RECORDED INFORMATION:
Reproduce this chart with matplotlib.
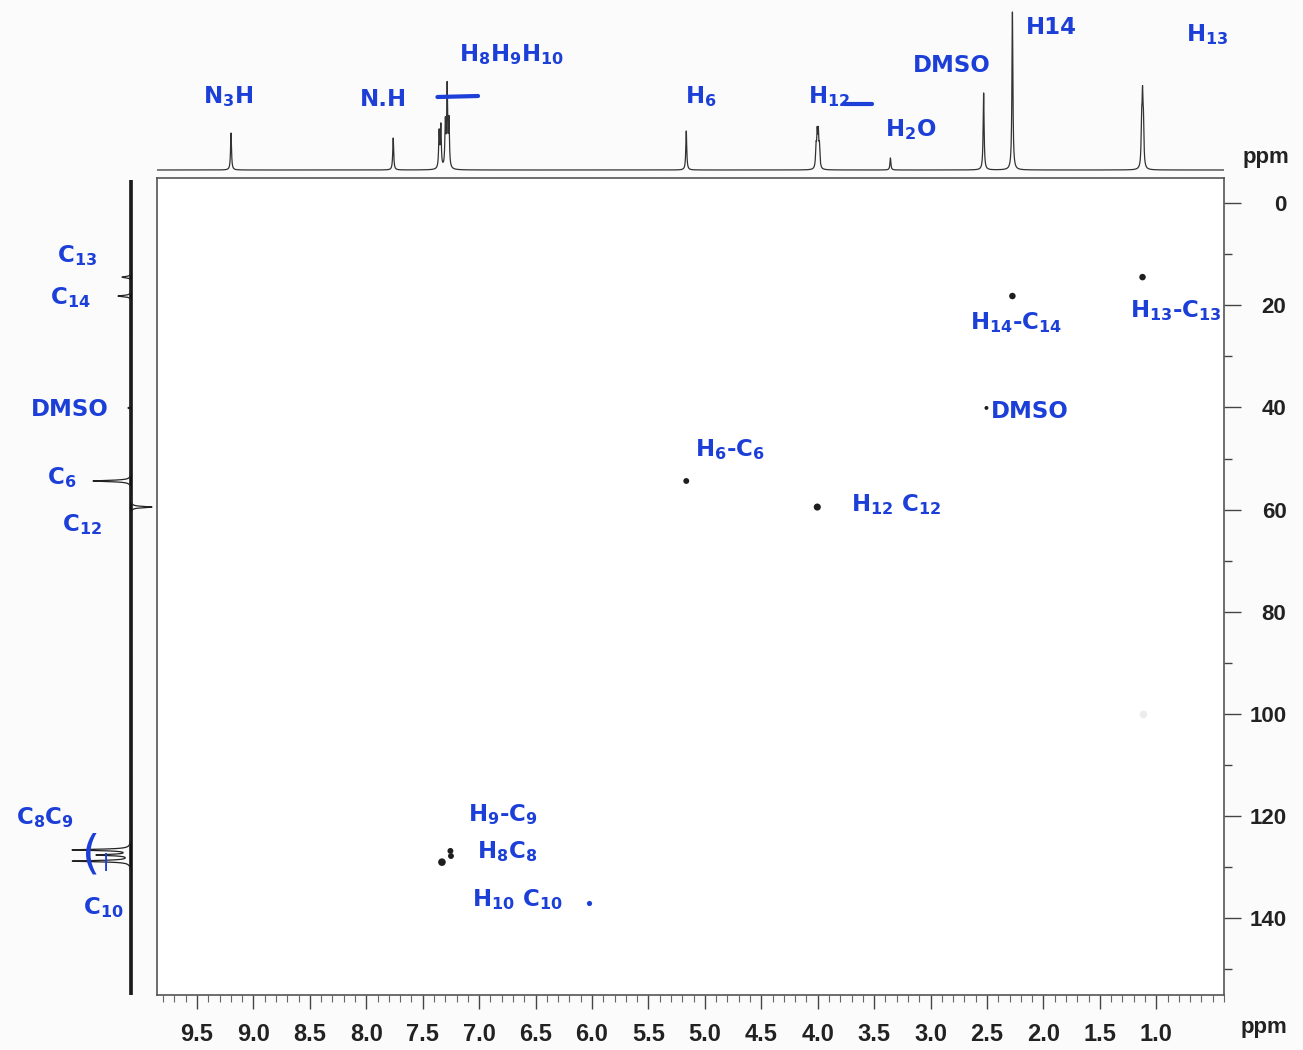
import numpy as np
import matplotlib
matplotlib.use("Agg")
import matplotlib.pyplot as plt

plt.rcParams['mathtext.default'] = 'bf'

# --- data ---
# 1H projection (top): shift in ppm, height (arbitrary, px-like)
h_shift = [9.199, 7.762, 7.355, 7.340, 7.300, 7.284, 7.268, 5.165,
           4.015, 4.005, 3.995, 3.985, 3.356, 2.530, 2.275, 1.130, 1.122, 1.114]
h_height = [37, 32, 36, 42, 44, 80, 46, 39,
            20, 32, 32, 20, 12, 77, 158, 40, 62, 40]

# 13C projection (left): shift in ppm, intensity (negative = drawn to the right)
c_shift = [14.5, 18.2, 40.1, 54.4, 59.5, 126.6, 127.6, 128.8]
c_int = [9, 13, 3, 38, -21, 58, 33, 58]

# HSQC cross peaks: (1H ppm, 13C ppm, marker size)
xp_h = [1.122, 2.275, 2.505, 5.165, 4.004, 7.330, 7.255, 7.250]
xp_c = [14.5, 18.2, 40.1, 54.4, 59.5, 129.0, 126.8, 127.8]
xp_s = [22, 22, 8, 18, 26, 30, 18, 18]

x_ticks = [9.5, 9.0, 8.5, 8.0, 7.5, 7.0, 6.5, 6.0, 5.5, 5.0, 4.5, 4.0, 3.5, 3.0, 2.5, 2.0, 1.5, 1.0]
y_ticks = [0, 20, 40, 60, 80, 100, 120, 140]

BLUE = '#1c3fd8'
W, H = 1303, 1050


def fx(px):
    return px / W


def fy(py):
    return 1 - py / H


fig = plt.figure(figsize=(W / 100, H / 100), dpi=100)
fig.patch.set_facecolor('#fbfbfb')

x_lo, x_hi = 9.855, 0.40
y_top, y_bot = -4.9, 155.0

# main HSQC box
ax = fig.add_axes([fx(157), fy(995), fx(1224 - 157), fy(178) - fy(995)])
ax.set_facecolor('white')
ax.set_xlim(x_lo, x_hi)
ax.set_ylim(y_bot, y_top)
ax.scatter(xp_h, xp_c, s=xp_s, color='#1e1e1e', zorder=3, linewidths=0)
ax.scatter([1.12], [100.0], s=30, color='#ececec', linewidths=0)
for sp in ax.spines.values():
    sp.set_color('#555555')
    sp.set_linewidth(1.2)
ax.yaxis.tick_right()
ax.set_yticks(y_ticks)
ax.set_yticks(np.arange(0, 160, 10), minor=True)
ax.set_xticks(x_ticks)
ax.set_xticks(np.arange(0.4, 9.86, 0.1), minor=True)
ax.tick_params(axis='y', which='major', length=12, width=1, color='#444')
ax.tick_params(axis='y', which='minor', length=6, width=1, color='#444')
ax.tick_params(axis='x', which='major', length=10, width=1, color='#444', pad=10)
ax.tick_params(axis='x', which='minor', length=5, width=0.8, color='#666')
ax.set_xticklabels([f'{v:.1f}' for v in x_ticks], fontsize=17, fontweight='bold',
                   family='Liberation Sans', color='#222')
ax.set_yticklabels([str(v) for v in y_ticks], fontsize=16, fontweight='bold',
                   family='Liberation Sans', color='#222')
for lab in ax.get_yticklabels():
    lab.set_horizontalalignment('right')
ax.yaxis.set_tick_params(pad=33)

# top 1H trace
axt = fig.add_axes([fx(157), fy(174), fx(1224 - 157), fy(4) - fy(174)])
axt.set_xlim(x_lo, x_hi)
axt.set_ylim(-4, 166)
axt.axis('off')
hx = np.linspace(9.85, 0.40, 30000)
g = 0.005
hy = np.zeros_like(hx)
for s0, h0 in zip(h_shift, h_height):
    hy += h0 * g ** 2 / ((hx - s0) ** 2 + g ** 2)
axt.plot(hx, np.minimum(hy, 165), color='#333333', lw=0.9)

# left 13C trace
axl = fig.add_axes([fx(40), fy(995), fx(156 - 40), fy(180) - fy(995)])
axl.set_xlim(91, -25)
axl.set_ylim(y_bot, y_top + (y_bot - y_top) * 2 / 817)
axl.axis('off')
cy = np.linspace(y_top + 0.5, y_bot, 20000)
gc = 0.15
cx = np.zeros_like(cy)
for s0, i0 in zip(c_shift, c_int):
    cx += i0 * gc ** 2 / ((cy - s0) ** 2 + gc ** 2)
axl.plot([0, 0], [y_top + 0.5, y_bot], color='#111111', lw=2.6)
axl.plot(cx, cy, color='#222222', lw=0.9)

# ppm axis labels
fig.text(fx(1266), fy(157), 'ppm', fontsize=16, fontweight='bold', family='Liberation Sans',
         ha='center', va='center', color='#222')
fig.text(fx(1264), fy(1027), 'ppm', fontsize=16, fontweight='bold',
         family='Liberation Sans', ha='center', va='center', color='#222')

# handwritten notes
hw = dict(color=BLUE, fontsize=16.5, fontweight='bold', ha='center', va='center')

top_notes = [
    (9.225, 73, 'N$_3$H'), (7.85, 70, 'N.H'), (6.71, 115, 'H$_8$H$_9$H$_{10}$'),
    (5.04, 73, 'H$_6$'), (3.90, 73, 'H$_{12}$'), (3.18, 40, 'H$_2$O'),
    (2.81, 105, 'DMSO'), (1.93, 142, 'H14'), (0.55, 135, 'H$_{13}$'),
]
for xv, yv, t in top_notes:
    axt.text(xv, yv, t, **hw)
axt.plot([7.37, 7.01], [73, 74], color=BLUE, lw=3, solid_capstyle='round')
axt.plot([3.76, 3.52], [66, 66], color=BLUE, lw=3, solid_capstyle='round')

left_notes = [
    (77, 256, 'C$_{13}$'), (70, 298, 'C$_{14}$'), (70, 410, 'DMSO'),
    (62, 478, 'C$_6$'), (82, 525, 'C$_{12}$'), (45, 818, 'C$_8$C$_9$'),
    (103, 908, 'C$_{10}$'),
]
for px, py, t in left_notes:
    fig.text(fx(px), fy(py), t, **hw)
fig.text(fx(91), fy(855), '(', color=BLUE, fontsize=34, ha='center', va='center')
fig.text(fx(106), fy(862), '|', color=BLUE, fontsize=12, fontweight='bold', ha='center', va='center')

main_notes = [
    (0.83, 311, 'H$_{13}$-C$_{13}$'), (2.24, 323, 'H$_{14}$-C$_{14}$'), (2.12, 411, 'DMSO'),
    (4.775, 450, 'H$_6$-C$_6$'), (3.31, 505, 'H$_{12}$ C$_{12}$'), (6.79, 815, 'H$_9$-C$_9$'),
    (6.75, 852, 'H$_8$C$_8$'), (6.66, 900, 'H$_{10}$ C$_{10}$'),
]
for xv, py, t in main_notes:
    ax.text(xv, (py - 203) / 5.11, t, **hw)
ax.scatter([6.03], [137.0], s=14, color=BLUE, linewidths=0)

fig.savefig('out.png', dpi=100, facecolor=fig.get_facecolor())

WHAT THE TASK ASKS:
Restate each line from the start of the listing through the line bearing "y_top, y_bot = -4.9, 155.0" word for word. Drop the pictures.

EXERCISE RESULT:
Reproduce this chart with matplotlib.
import numpy as np
import matplotlib
matplotlib.use("Agg")
import matplotlib.pyplot as plt

plt.rcParams['mathtext.default'] = 'bf'

# --- data ---
# 1H projection (top): shift in ppm, height (arbitrary, px-like)
h_shift = [9.199, 7.762, 7.355, 7.340, 7.300, 7.284, 7.268, 5.165,
           4.015, 4.005, 3.995, 3.985, 3.356, 2.530, 2.275, 1.130, 1.122, 1.114]
h_height = [37, 32, 36, 42, 44, 80, 46, 39,
            20, 32, 32, 20, 12, 77, 158, 40, 62, 40]

# 13C projection (left): shift in ppm, intensity (negative = drawn to the right)
c_shift = [14.5, 18.2, 40.1, 54.4, 59.5, 126.6, 127.6, 128.8]
c_int = [9, 13, 3, 38, -21, 58, 33, 58]

# HSQC cross peaks: (1H ppm, 13C ppm, marker size)
xp_h = [1.122, 2.275, 2.505, 5.165, 4.004, 7.330, 7.255, 7.250]
xp_c = [14.5, 18.2, 40.1, 54.4, 59.5, 129.0, 126.8, 127.8]
xp_s = [22, 22, 8, 18, 26, 30, 18, 18]

x_ticks = [9.5, 9.0, 8.5, 8.0, 7.5, 7.0, 6.5, 6.0, 5.5, 5.0, 4.5, 4.0, 3.5, 3.0, 2.5, 2.0, 1.5, 1.0]
y_ticks = [0, 20, 40, 60, 80, 100, 120, 140]

BLUE = '#1c3fd8'
W, H = 1303, 1050


def fx(px):
    return px / W


def fy(py):
    return 1 - py / H


fig = plt.figure(figsize=(W / 100, H / 100), dpi=100)
fig.patch.set_facecolor('#fbfbfb')

x_lo, x_hi = 9.855, 0.40
y_top, y_bot = -4.9, 155.0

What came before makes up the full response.